Middle Layer: Design Layer - Computational Directed Strain Engineering
This layer applies biological large language models to build strain engineering expert systems that consolidate literature knowledge and generate tailored engineering strategies. AI agent frameworks link metabolic models with knowledge graphs to automate experimental design workflows such as medium formulation and fermentation condition optimization. Matwings Technology’s protein design foundation model focuses on core enzymatic modules to generate novel protein sequences on demand. This tier marks the shift of strain R&D from experience-led human operation to AI computational guidance.

Top Layer: Validation Layer - Closed-Loop Design-Test Iteration
A prominent pain point of traditional R&D is the disconnect between genetic design and experimental verification. AI-enabled dry-wet closed loops of computation and automated experimentation resolve this gap: after AI completes digital design of strains and protein components, the system seamlessly connects to automated experimental platforms for physical testing, and experimental data is fed back to iterate and refine the models. Domestic research institutes have established full-chain design-build-test-learn (DBTL) closed-loop technical systems, greatly accelerating strain iteration cycles. Such closed-loop iteration shortens the multi-year development timeline of traditional strain engineering to several months.


V. From Lab Technology to Large-Scale Industrialization

 

From Microbial Strains to Industrial Applications

From Microbial Strains to Industrial Applications

The industrial rollout of AI-driven strain foundation models is still in the early stage, yet its technical evolution path is clear. Large language model-assisted strain design has been practically validated; AI agents can independently execute full experimental planning workflows; and Matwings Technology’s delivery of dozens of industrial projects proves that AI-designed protein modules are readily applicable to mass manufacturing.

The next phase of industrial advancement relies on continuous data loop iteration.

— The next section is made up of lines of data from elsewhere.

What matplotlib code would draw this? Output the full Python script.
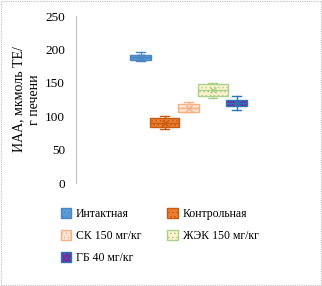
import matplotlib
matplotlib.use("Agg")
import matplotlib.pyplot as plt
from matplotlib.patches import Patch, Rectangle

plt.rcParams['font.family'] = ['Liberation Serif', 'DejaVu Serif']
plt.rcParams['hatch.linewidth'] = 0.6

# box statistics
groups = ["Интактная", "Контрольная", "СК 150 мг/кг", "ЖЭК 150 мг/кг", "ГБ 40 мг/кг"]
whis_lo = [183, 81, 106, 127, 110]
q1 = [184, 84, 107, 131, 115]
med = [188, 90, 113, 140, 120]
q3 = [192, 97, 119, 148, 125]
whis_hi = [196, 100, 122, 150, 130]
means = [188, 90, 113, 140, 120]

face = ["#5B9BD5", "#ED7D31", "#FBE5D6", "#FFF2CC", "#7030A0"]
edge = ["#4A86C5", "#C55A11", "#F4B183", "#A9D18E", "#2E75B6"]
positions = [0, 1, 2, 3, 4]
widths = [0.88, 1.2, 0.88, 1.25, 0.85]

fig = plt.figure(figsize=(3.22, 2.86), dpi=100)
ax = fig.add_axes([0.236, 0.36, 0.727, 0.584])

stats = []
for i, g in enumerate(groups):
    stats.append(dict(label=g, whislo=whis_lo[i], q1=q1[i], med=med[i],
                      q3=q3[i], whishi=whis_hi[i], mean=means[i], fliers=[]))

for i, s in enumerate(stats):
    ax.bxp([s], positions=[positions[i]], widths=[widths[i]], patch_artist=True,
           showmeans=True, meanline=False,
           boxprops=dict(facecolor=face[i], edgecolor=edge[i], linewidth=1.0, hatch='....'),
           medianprops=dict(color=edge[i], linewidth=1.0),
           whiskerprops=dict(color=edge[i], linewidth=1.0),
           capprops=dict(color=edge[i], linewidth=1.0),
           meanprops=dict(marker='x', markeredgecolor=edge[i], markersize=5),
           capwidths=[0.4])

ax.set_xlim(-2.69, 7.06)
ax.set_ylim(0, 250)
ax.set_yticks([0, 50, 100, 150, 200, 250])
ax.set_xticks([])
ax.tick_params(axis='y', length=0, labelsize=9.5, pad=8)
for side in ['top', 'right', 'bottom']:
    ax.spines[side].set_visible(False)
ax.spines['left'].set_color('#BFBFBF')
ax.spines['left'].set_linestyle((0, (1, 1)))
ax.spines['left'].set_linewidth(0.8)

ax.set_ylabel("ИАА, мкмоль ТЕ/\nг печени", fontsize=10, labelpad=3, linespacing=1.3)

handles = [Patch(facecolor=face[i], edgecolor=edge[i], hatch='....', label=groups[i])
           for i in range(5)]
order = [0, 2, 4, 1, 3]
fig.legend([handles[i] for i in order], [groups[i] for i in order],
           ncol=2, loc='upper left', bbox_to_anchor=(0.155, 0.31), frameon=False,
           fontsize=8.5, handlelength=0.9, handleheight=0.9, handletextpad=0.4,
           columnspacing=2.2, labelspacing=0.85)

fig.patches.append(Rectangle((0.002, 0.002), 0.996, 0.996, transform=fig.transFigure,
                             fill=False, edgecolor='#BFBFBF', linestyle=(0, (1, 1)),
                             linewidth=0.8))

fig.savefig("out.png", dpi=100)
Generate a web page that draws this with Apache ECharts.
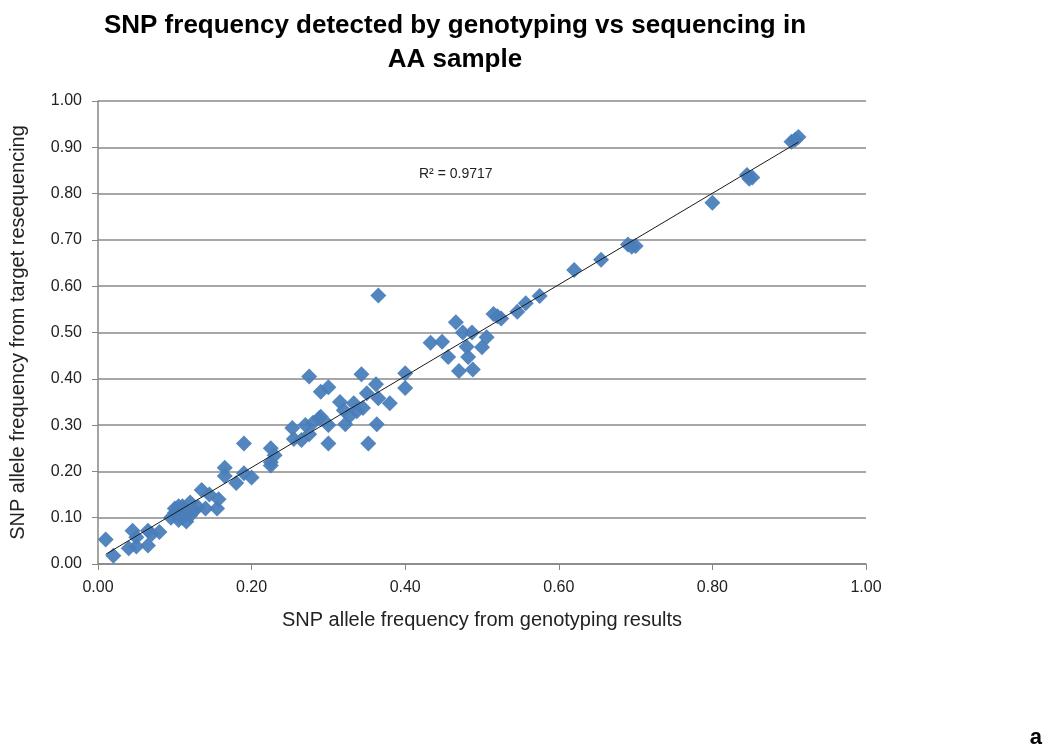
<!DOCTYPE html>
<html>
<head>
<meta charset="utf-8">
<title>SNP frequency</title>
<script src="https://cdn.jsdelivr.net/npm/echarts@6/dist/echarts.min.js"></script>
<style>
  html, body { margin: 0; padding: 0; background: #fff; }
  #chart { width: 1050px; height: 755px; }
</style>
</head>
<body>
<div id="chart"></div>
<script>
// allele frequency from genotyping (x) and from target resequencing (y)
var genotyping = [
  0.01, 0.02, 0.04, 0.045, 0.05, 0.05, 0.065, 0.065, 0.07, 0.08,
  0.095, 0.10, 0.10, 0.105, 0.11, 0.11, 0.115, 0.12, 0.12, 0.125, 0.13, 0.105, 0.115,
  0.135, 0.14, 0.145, 0.155, 0.157, 0.165, 0.165, 0.18, 0.19, 0.19, 0.20,
  0.225, 0.225, 0.23, 0.225,
  0.253, 0.255, 0.265, 0.27, 0.275, 0.28, 0.288, 0.29, 0.30, 0.30, 0.275, 0.29, 0.30,
  0.315, 0.32, 0.322, 0.328, 0.333, 0.337, 0.345, 0.343, 0.35, 0.352, 0.362, 0.365, 0.363, 0.365, 0.38, 0.40, 0.40,
  0.433, 0.448, 0.456, 0.466, 0.47, 0.475, 0.48, 0.482, 0.487, 0.488, 0.50, 0.506,
  0.515, 0.52, 0.525, 0.546, 0.557, 0.575, 0.62, 0.655,
  0.69, 0.695, 0.70, 0.80, 0.845, 0.848, 0.852, 0.903, 0.908, 0.912
];
var resequencing = [
  0.053, 0.018, 0.034, 0.072, 0.058, 0.038, 0.04, 0.072, 0.065, 0.069,
  0.10, 0.11, 0.12, 0.095, 0.125, 0.10, 0.092, 0.133, 0.105, 0.115, 0.123, 0.125, 0.11,
  0.16, 0.12, 0.15, 0.12, 0.14, 0.208, 0.19, 0.175, 0.26, 0.196, 0.187,
  0.25, 0.22, 0.235, 0.213,
  0.294, 0.27, 0.268, 0.30, 0.28, 0.305, 0.315, 0.318, 0.26, 0.30, 0.405, 0.372, 0.382,
  0.35, 0.332, 0.302, 0.32, 0.347, 0.33, 0.337, 0.41, 0.369, 0.26, 0.388, 0.358, 0.302, 0.58, 0.347, 0.412, 0.38,
  0.478, 0.48, 0.447, 0.522, 0.417, 0.50, 0.469, 0.447, 0.50, 0.42, 0.468, 0.49,
  0.54, 0.535, 0.53, 0.545, 0.563, 0.579, 0.635, 0.657,
  0.69, 0.685, 0.687, 0.78, 0.84, 0.832, 0.835, 0.912, 0.917, 0.922
];
var rSquaredLabel = 'R² = 0.9717';

var points = genotyping.map(function (x, i) { return [x, resequencing[i]]; });

// least squares trend line, drawn from min x to max x like excel does
var n = points.length, sx = 0, sy = 0, sxx = 0, sxy = 0;
points.forEach(function (p) {
  sx += p[0]; sy += p[1]; sxx += p[0] * p[0]; sxy += p[0] * p[1];
});
var slope = (n * sxy - sx * sy) / (n * sxx - sx * sx);
var intercept = (sy - slope * sx) / n;
var xMin = Math.min.apply(null, genotyping);
var xMax = Math.max.apply(null, genotyping);
var trend = [[xMin, intercept + slope * xMin], [xMax, intercept + slope * xMax]];

var font = 'Liberation Sans';
var chart = echarts.init(document.getElementById('chart'));
chart.setOption({
  animation: false,
  title: {
    text: 'SNP frequency detected by genotyping vs sequencing in\nAA sample',
    left: 450,
    top: 4,
    textAlign: 'center',
    textStyle: {
      fontFamily: font,
      fontWeight: 'bold',
      fontSize: 26,
      lineHeight: 34,
      color: '#000'
    }
  },
  grid: {
    left: 93,
    right: 184,
    top: 101,
    bottom: 191
  },
  xAxis: {
    type: 'value',
    min: 0,
    max: 1,
    interval: 0.2,
    name: 'SNP allele frequency from genotyping results',
    nameLocation: 'middle',
    nameGap: 46,
    nameTextStyle: { fontFamily: font, fontSize: 20, color: '#222' },
    axisLine: { show: true, lineStyle: { color: '#868686', width: 1.5 } },
    axisTick: { show: true, length: 6, lineStyle: { color: '#868686' } },
    axisLabel: {
      margin: 16,
      fontFamily: font,
      fontSize: 16,
      color: '#222',
      formatter: function (v) { return v.toFixed(2); }
    },
    splitLine: { show: false }
  },
  yAxis: {
    type: 'value',
    min: 0,
    max: 1,
    interval: 0.1,
    name: 'SNP allele frequency from target resequencing',
    nameLocation: 'middle',
    nameGap: 70,
    nameTextStyle: { fontFamily: font, fontSize: 20, color: '#222' },
    axisLine: { show: true, lineStyle: { color: '#868686', width: 1.5 } },
    axisTick: { show: true, length: 6, lineStyle: { color: '#868686' } },
    axisLabel: {
      margin: 16,
      fontFamily: font,
      fontSize: 16,
      color: '#222',
      formatter: function (v) { return v.toFixed(2); }
    },
    splitLine: { show: true, lineStyle: { color: '#8a8a8a', width: 1.5 } }
  },
  graphic: [
    {
      type: 'text',
      left: 419,
      top: 167,
      style: { text: rSquaredLabel, font: '14px ' + font, fill: '#222' }
    },
    {
      type: 'text',
      right: 8,
      bottom: 6,
      style: { text: 'a', font: 'bold 22px ' + font, fill: '#000' }
    }
  ],
  series: [
    {
      type: 'scatter',
      data: points,
      symbol: 'diamond',
      symbolSize: 16,
      itemStyle: { color: '#4a7ebb', opacity: 0.95 },
      z: 2
    },
    {
      type: 'line',
      data: trend,
      symbol: 'none',
      lineStyle: { color: '#1a1a1a', width: 1 },
      z: 3
    }
  ]
});
</script>
</body>
</html>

High-quality strain fermentation data carries greater value than algorithm frameworks themselves. Only by feeding real fermentation data generated from AI-designed strains back into model training can the precision and reliability of strain design be continuously upgraded.

When AI enables programmable, precise customization of industrial strains comparable to semiconductor chip design, the biomanufacturing industry will undergo transformative change. Strain development pipelines that once took years may in the future be finished within weeks, covering the full process from digital design to industrial-scale verification. Microbial strains, once shaped solely by natural evolution, will evolve into standardized, editable, and regulatable industrial biological components.